Start DATASET SECTION

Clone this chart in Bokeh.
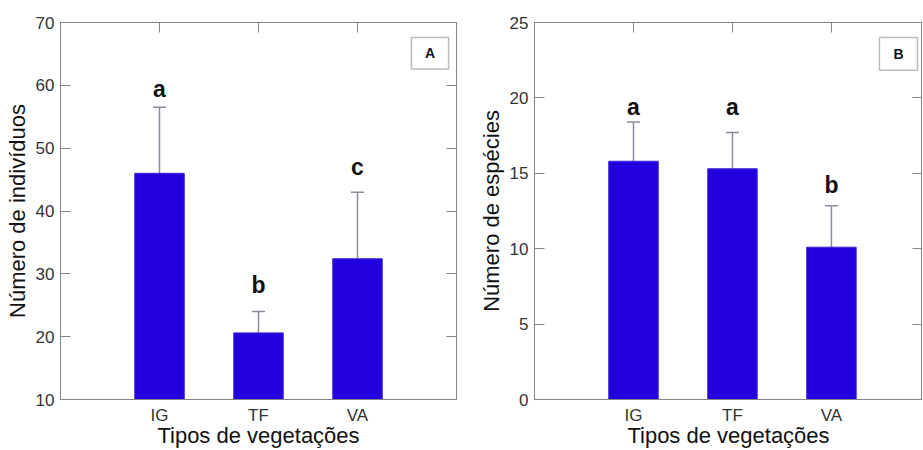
from bokeh.plotting import figure
from bokeh.models import (Range1d, LinearAxis, FixedTicker, ColumnDataSource,
                          Whisker, TeeHead, Label, BoxAnnotation)
from bokeh.layouts import row
from bokeh.core.properties import value
from bokeh.embed import file_html
from bokeh.resources import INLINE

# ---- data ----
categories = ["IG", "TF", "VA"]
cat_pos = [1, 2, 3]

ind_mean = [46.0, 20.6, 32.4]
ind_err = [10.5, 3.4, 10.6]
ind_letters = ["a", "b", "c"]
ind_letter_y = [59.4, 28.2, 47.0]
ind_ticks = [10, 20, 30, 40, 50, 60, 70]

sp_mean = [15.8, 15.3, 10.1]
sp_err = [2.6, 2.4, 2.75]
sp_letters = ["a", "a", "b"]
sp_letter_y = [19.4, 19.4, 14.2]
sp_ticks = [0, 5, 10, 15, 20, 25]

FONT = "Liberation Sans"
BAR = "#2200dd"
FRAME = "#858585"
ERR = "#8c8c9c"


def make_panel(mean, err, letters, letter_y, ticks, ylabel, y0, y1, xend,
               tag, box, width, border_left, border_right):
    p = figure(width=width, height=450, output_backend="svg", toolbar_location=None,
               x_range=Range1d(0, xend), y_range=Range1d(y0, y1),
               min_border_left=border_left, min_border_right=border_right,
               min_border_top=22, min_border_bottom=0)
    p.grid.visible = False
    p.outline_line_color = FRAME
    p.background_fill_color = "white"
    p.border_fill_color = "white"

    upper = [m + e for m, e in zip(mean, err)]
    src = ColumnDataSource(dict(x=cat_pos, top=mean, upper=upper,
                                letter=letters, ly=letter_y))
    p.vbar(x="x", top="top", bottom=y0, width=0.5, source=src,
           fill_color=BAR, line_color="#3a26d8", line_width=1)

    w = Whisker(base="x", lower="top", upper="upper", source=src, dimension="height",
                line_color=ERR, line_width=1.5, lower_head=None,
                upper_head=TeeHead(size=13, line_color=ERR, line_width=1.5))
    p.add_layout(w)

    p.text(x="x", y="ly", text="letter", source=src, text_font=value(FONT),
           text_font_style="bold", text_font_size="23px", text_align="center",
           text_baseline="alphabetic", text_color="#111111")

    # tag box
    bl, br, bb, bt = box
    p.add_layout(BoxAnnotation(left=bl, right=br, bottom=bb, top=bt,
                               fill_color="white", fill_alpha=1.0,
                               line_color="#222222", line_width=1.5))
    p.add_layout(Label(x=(bl + br) / 2, y=(bb + bt) / 2, text=tag,
                       text_font=FONT, text_font_style="bold", text_font_size="14px",
                       text_align="center", text_baseline="middle", text_color="#111111"))

    # bottom axis
    xa = p.xaxis[0]
    xa.ticker = FixedTicker(ticks=cat_pos)
    xa.major_label_overrides = {c: n for c, n in zip(cat_pos, categories)}
    xa.major_tick_in = 0
    xa.major_tick_out = 0
    xa.minor_tick_line_color = None
    xa.axis_line_color = FRAME
    xa.major_label_text_font = FONT
    xa.major_label_text_font_size = "17px"
    xa.major_label_text_color = "#333333"
    xa.major_label_standoff = 6
    xa.axis_label = "Tipos de vegetações"
    xa.axis_label_text_font = FONT
    xa.axis_label_text_font_style = "normal"
    xa.axis_label_text_font_size = "22px"
    xa.axis_label_text_color = "#111111"
    xa.axis_label_standoff = -5

    # left axis
    ya = p.yaxis[0]
    ya.ticker = FixedTicker(ticks=ticks)
    ya.major_tick_in = 10
    ya.major_tick_out = 0
    ya.major_tick_line_color = FRAME
    ya.minor_tick_line_color = None
    ya.axis_line_color = FRAME
    ya.major_label_text_font = FONT
    ya.major_label_text_font_size = "17px"
    ya.major_label_text_color = "#333333"
    ya.major_label_standoff = 6
    ya.axis_label = ylabel
    ya.axis_label_text_font = FONT
    ya.axis_label_text_font_style = "normal"
    ya.axis_label_text_font_size = "22px"
    ya.axis_label_text_color = "#111111"
    ya.axis_label_standoff = 3

    # mirrored axes (ticks only, no labels)
    top = LinearAxis(ticker=FixedTicker(ticks=cat_pos), major_tick_in=10, major_tick_out=0,
                     minor_tick_line_color=None, major_tick_line_color=FRAME,
                     axis_line_color=FRAME, major_label_text_color=None,
                     major_label_text_font_size="1px", major_label_standoff=0)
    right = LinearAxis(ticker=FixedTicker(ticks=ticks), major_tick_in=10, major_tick_out=0,
                       minor_tick_line_color=None, major_tick_line_color=FRAME,
                       axis_line_color=FRAME, major_label_text_color=None,
                       major_label_text_font_size="1px", major_label_standoff=0)
    p.add_layout(top, "above")
    p.add_layout(right, "right")
    return p


pA = make_panel(ind_mean, ind_err, ind_letters, ind_letter_y, ind_ticks,
                "Número de indivíduos", 10, 70, 4.0, "A",
                (3.545, 3.92, 62.6, 67.6), 464, 60, 8)
pB = make_panel(sp_mean, sp_err, sp_letters, sp_letter_y, sp_ticks,
                "Número de espécies", 0, 25, 3.92, "B",
                (3.485, 3.869, 21.83, 24.01), 458, 70, 0)

layout = row(pA, pB)
open("out.html", "w").write(file_html(layout, INLINE))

End DATASET SECTION

- _WHAT IS REQUIRED_: Quote each line of the listing exactly, but leave the pictures out.

- _THE COMPLETED TASK_:
Clone this chart in Bokeh.
from bokeh.plotting import figure
from bokeh.models import (Range1d, LinearAxis, FixedTicker, ColumnDataSource,
                          Whisker, TeeHead, Label, BoxAnnotation)
from bokeh.layouts import row
from bokeh.core.properties import value
from bokeh.embed import file_html
from bokeh.resources import INLINE

# ---- data ----
categories = ["IG", "TF", "VA"]
cat_pos = [1, 2, 3]

ind_mean = [46.0, 20.6, 32.4]
ind_err = [10.5, 3.4, 10.6]
ind_letters = ["a", "b", "c"]
ind_letter_y = [59.4, 28.2, 47.0]
ind_ticks = [10, 20, 30, 40, 50, 60, 70]

sp_mean = [15.8, 15.3, 10.1]
sp_err = [2.6, 2.4, 2.75]
sp_letters = ["a", "a", "b"]
sp_letter_y = [19.4, 19.4, 14.2]
sp_ticks = [0, 5, 10, 15, 20, 25]

FONT = "Liberation Sans"
BAR = "#2200dd"
FRAME = "#858585"
ERR = "#8c8c9c"


def make_panel(mean, err, letters, letter_y, ticks, ylabel, y0, y1, xend,
               tag, box, width, border_left, border_right):
    p = figure(width=width, height=450, output_backend="svg", toolbar_location=None,
               x_range=Range1d(0, xend), y_range=Range1d(y0, y1),
               min_border_left=border_left, min_border_right=border_right,
               min_border_top=22, min_border_bottom=0)
    p.grid.visible = False
    p.outline_line_color = FRAME
    p.background_fill_color = "white"
    p.border_fill_color = "white"

    upper = [m + e for m, e in zip(mean, err)]
    src = ColumnDataSource(dict(x=cat_pos, top=mean, upper=upper,
                                letter=letters, ly=letter_y))
    p.vbar(x="x", top="top", bottom=y0, width=0.5, source=src,
           fill_color=BAR, line_color="#3a26d8", line_width=1)

    w = Whisker(base="x", lower="top", upper="upper", source=src, dimension="height",
                line_color=ERR, line_width=1.5, lower_head=None,
                upper_head=TeeHead(size=13, line_color=ERR, line_width=1.5))
    p.add_layout(w)

    p.text(x="x", y="ly", text="letter", source=src, text_font=value(FONT),
           text_font_style="bold", text_font_size="23px", text_align="center",
           text_baseline="alphabetic", text_color="#111111")

    # tag box
    bl, br, bb, bt = box
    p.add_layout(BoxAnnotation(left=bl, right=br, bottom=bb, top=bt,
                               fill_color="white", fill_alpha=1.0,
                               line_color="#222222", line_width=1.5))
    p.add_layout(Label(x=(bl + br) / 2, y=(bb + bt) / 2, text=tag,
                       text_font=FONT, text_font_style="bold", text_font_size="14px",
                       text_align="center", text_baseline="middle", text_color="#111111"))

    # bottom axis
    xa = p.xaxis[0]
    xa.ticker = FixedTicker(ticks=cat_pos)
    xa.major_label_overrides = {c: n for c, n in zip(cat_pos, categories)}
    xa.major_tick_in = 0
    xa.major_tick_out = 0
    xa.minor_tick_line_color = None
    xa.axis_line_color = FRAME
    xa.major_label_text_font = FONT
    xa.major_label_text_font_size = "17px"
    xa.major_label_text_color = "#333333"
    xa.major_label_standoff = 6
    xa.axis_label = "Tipos de vegetações"
    xa.axis_label_text_font = FONT
    xa.axis_label_text_font_style = "normal"
    xa.axis_label_text_font_size = "22px"
    xa.axis_label_text_color = "#111111"
    xa.axis_label_standoff = -5

    # left axis
    ya = p.yaxis[0]
    ya.ticker = FixedTicker(ticks=ticks)
    ya.major_tick_in = 10
    ya.major_tick_out = 0
    ya.major_tick_line_color = FRAME
    ya.minor_tick_line_color = None
    ya.axis_line_color = FRAME
    ya.major_label_text_font = FONT
    ya.major_label_text_font_size = "17px"
    ya.major_label_text_color = "#333333"
    ya.major_label_standoff = 6
    ya.axis_label = ylabel
    ya.axis_label_text_font = FONT
    ya.axis_label_text_font_style = "normal"
    ya.axis_label_text_font_size = "22px"
    ya.axis_label_text_color = "#111111"
    ya.axis_label_standoff = 3

    # mirrored axes (ticks only, no labels)
    top = LinearAxis(ticker=FixedTicker(ticks=cat_pos), major_tick_in=10, major_tick_out=0,
                     minor_tick_line_color=None, major_tick_line_color=FRAME,
                     axis_line_color=FRAME, major_label_text_color=None,
                     major_label_text_font_size="1px", major_label_standoff=0)
    right = LinearAxis(ticker=FixedTicker(ticks=ticks), major_tick_in=10, major_tick_out=0,
                       minor_tick_line_color=None, major_tick_line_color=FRAME,
                       axis_line_color=FRAME, major_label_text_color=None,
                       major_label_text_font_size="1px", major_label_standoff=0)
    p.add_layout(top, "above")
    p.add_layout(right, "right")
    return p


pA = make_panel(ind_mean, ind_err, ind_letters, ind_letter_y, ind_ticks,
                "Número de indivíduos", 10, 70, 4.0, "A",
                (3.545, 3.92, 62.6, 67.6), 464, 60, 8)
pB = make_panel(sp_mean, sp_err, sp_letters, sp_letter_y, sp_ticks,
                "Número de espécies", 0, 25, 3.92, "B",
                (3.485, 3.869, 21.83, 24.01), 458, 70, 0)

layout = row(pA, pB)
open("out.html", "w").write(file_html(layout, INLINE))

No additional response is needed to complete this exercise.